To be sure, the way we create is different now than it was twenty years ago. Instead of producing a stack of sketches that give form to a design option, we spend days wiring up components in Grasshopper or Dynamo. But even with this digital tooling, our approach to defining and creating options is largely manual. And this persistent bottleneck is giving rise to some of the more exciting use cases for AI in architecture and engineering.
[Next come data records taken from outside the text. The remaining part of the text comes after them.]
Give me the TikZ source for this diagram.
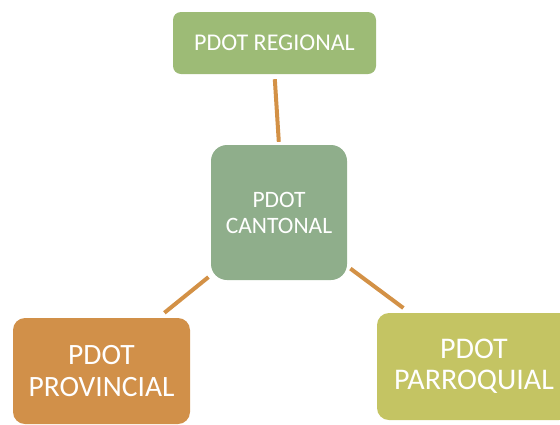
\documentclass[tikz,border=0pt]{standalone}
\usepackage{fontspec}
\setmainfont{Carlito}
\definecolor{cregional}{RGB}{157,187,118}
\definecolor{ccantonal}{RGB}{143,174,139}
\definecolor{cprovincial}{RGB}{209,144,73}
\definecolor{cparroquial}{RGB}{196,196,99}
\definecolor{cline}{RGB}{211,145,70}
\tikzset{
  pbox/.style={rectangle, fill=#1, draw=none, text=white, align=center, inner sep=0pt},
  link/.style={draw=cline, line width=4pt}
}
\begin{document}
\begin{tikzpicture}[x=1pt,y=-1pt]
\useasboundingbox (0,0) rectangle (560,424);
\node[pbox=cregional, minimum width=203pt, minimum height=62pt, rounded corners=8pt,
  font=\fontsize{24}{29}\selectfont] (reg) at (274.5,43) {PDOT REGIONAL};
\node[pbox=ccantonal, minimum width=136pt, minimum height=135pt, rounded corners=16pt,
  font=\fontsize{23.5}{26}\selectfont] (can) at (279,212.5) {PDOT\\CANTONAL};
\node[pbox=cprovincial, minimum width=177pt, minimum height=106pt, rounded corners=12pt,
  font=\fontsize{29.5}{32}\selectfont] (pro) at (101.5,371) {PDOT\\PROVINCIAL};
\node[pbox=cparroquial, minimum width=194pt, minimum height=107pt, rounded corners=12pt,
  font=\fontsize{30}{31}\selectfont] (par) at (474,366.5) {PDOT\\PARROQUIAL};
\draw[link, shorten <=5pt, shorten >=3pt] (reg.south) -- (can.north);
\draw[link, shorten <=3pt, shorten >=8pt] ([yshift=5pt]can.south west) -- ([xshift=-32pt]pro.north east);
\draw[link, shorten <=4pt, shorten >=8pt] ([yshift=14pt]can.south east) -- ([xshift=33pt]par.north west);
\end{tikzpicture}
\end{document}
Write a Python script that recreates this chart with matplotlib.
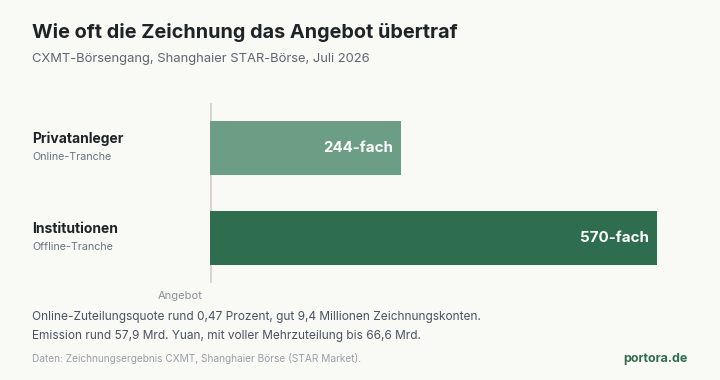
import matplotlib
matplotlib.use("Agg")
import matplotlib.pyplot as plt

plt.rcParams['font.family'] = ['Inter', 'DejaVu Sans']

# Daten
gruppen = ["Privatanleger", "Institutionen"]
tranchen = ["Online-Tranche", "Offline-Tranche"]
werte = [244, 570]
labels = ["244-fach", "570-fach"]
farben = ["#6b9e84", "#2e6e4e"]

bg = "#f9f9f6"
W, H = 720, 380
fig = plt.figure(figsize=(W / 100, H / 100), dpi=100, facecolor=bg)

# Achse in Pixelkoordinaten platzieren
ax_l, ax_r, ax_t, ax_b = 210, 657, 103, 283
ax = fig.add_axes([ax_l / W, 1 - ax_b / H, (ax_r - ax_l) / W, (ax_b - ax_t) / H])
ax.set_facecolor(bg)

y = [0, 1]
ax.barh(y, werte, height=0.59, color=farben, left=0)
ax.set_xlim(0, 570)
ax.set_ylim(1.5, -0.5)
for s in ax.spines.values():
    s.set_visible(False)
ax.set_xticks([])
ax.set_yticks([])
ax.axvline(0, color="#d8d4cb", lw=2, zorder=0)

for yi, v, lab in zip(y, werte, labels):
    ax.annotate(lab, (v, yi), xytext=(-6, 0), textcoords="offset points",
                ha="right", va="center", color="white",
                fontsize=10.9, fontweight="bold")


def px(x, yy):
    return x / W, 1 - yy / H


# Kategorienbeschriftung
for yi, g, t in zip(y, gruppen, tranchen):
    ypix = ax.transData.transform((0, yi))[1]
    yp = H - ypix
    fig.text(*px(32, yp - 9), g, ha="left", va="center", fontsize=10,
             fontweight="bold", color="#1f2328")
    fig.text(*px(32, yp + 9), t, ha="left", va="center", fontsize=7.7,
             color="#6b7280")

fig.text(*px(203, 296), "Angebot", ha="right", va="center", fontsize=8,
         color="#8a8f98")

# Titel
fig.text(*px(32, 33), "Wie oft die Zeichnung das Angebot übertraf", ha="left",
         va="center", fontsize=14.3, fontweight="bold", color="#1f2328")
fig.text(*px(32, 59), "CXMT-Börsengang, Shanghaier STAR-Börse, Juli 2026",
         ha="left", va="center", fontsize=9.35, color="#5f6570")

# Anmerkungen
fig.text(*px(32, 317),
         "Online-Zuteilungsquote rund 0,47 Prozent, gut 9,4 Millionen Zeichnungskonten.",
         ha="left", va="center", fontsize=8.55, color="#4b5260")
fig.text(*px(32, 336),
         "Emission rund 57,9 Mrd. Yuan, mit voller Mehrzuteilung bis 66,6 Mrd.",
         ha="left", va="center", fontsize=8.55, color="#4b5260")
fig.text(*px(32, 359),
         "Daten: Zeichnungsergebnis CXMT, Shanghaier Börse (STAR Market).",
         ha="left", va="center", fontsize=7.3, color="#9a9fa8")
fig.text(*px(688, 359), "portora.de", ha="right", va="center", fontsize=9,
         fontweight="bold", color="#2e6e4e")

fig.savefig("out.png", dpi=100, facecolor=bg)
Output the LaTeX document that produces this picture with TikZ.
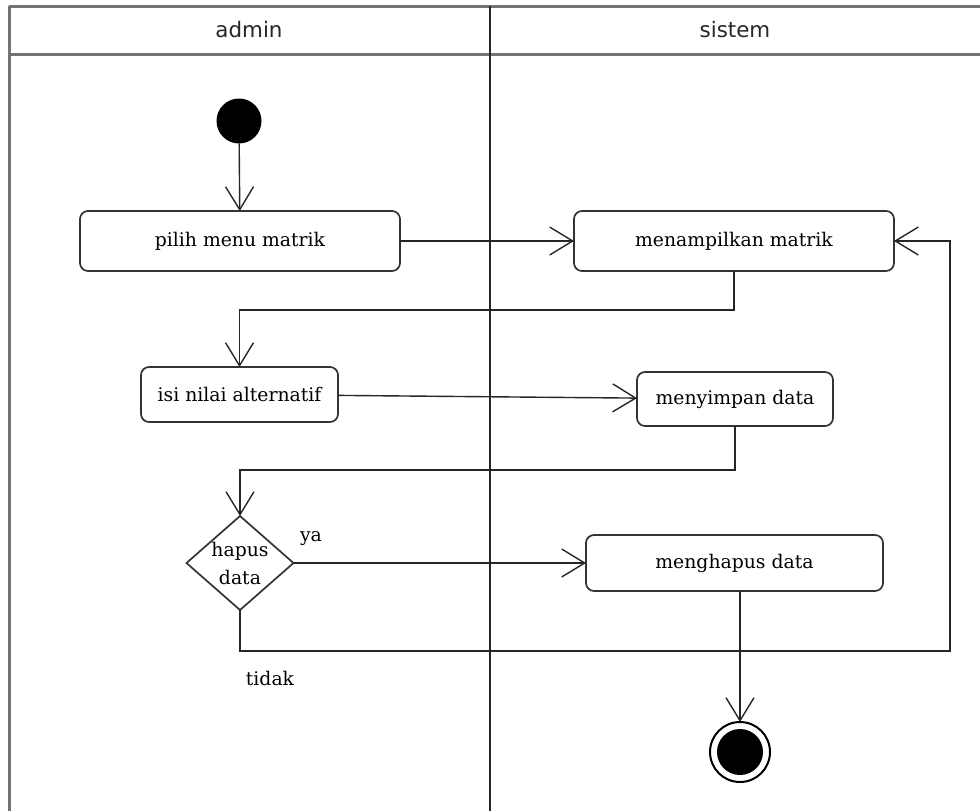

The design workflow is complemented by a project management workflow, which progresses alongside design and is of course key to the success of the project. The intensity of effort within the Project Management workflow varies across the project, and is generally the highest during the project start (to capture requirements, set up team coordination, etc.), at key decision points (to facilitate and document decisions and provide quality control), and at project closeout. Many of us have observed that Project Management is fertile territory for experimentation with AI, especially large language models. But getting good outcomes with AI in project management takes thoughtfulness and nuance.

AI Use Cases

These project workflows are simplistic, and every real project has plenty of instances where it veers from the typical playbook. But creating these generic workflows has helped me create a framework for organizing AI use cases. In the coming weeks, I’ll share more detail about the use cases I’m aware of, organized around the following activities:

Project Initiation

Creating Designs

Analyzing Designs

Project Management

We are in a time of exploration and experimentation, and there are no rigid guidelines for deploying AI across project workflows. As with all of our other design tools (which remain relevant and valuable), AI models - and the tools and services powered by them - have defined strengths and limitations. If we want to realize meaningful benefits in our adoption of technology we need to be sure the tool we pick fits the task at hand. We should be curious and playful with AI, but we should also be sure we are implementing enough of a structured approach to be able to measure outcomes. And we should keep an agile mindset - changing our design workflows is likely to be as iterative and nonlinear as the workflows are themselves.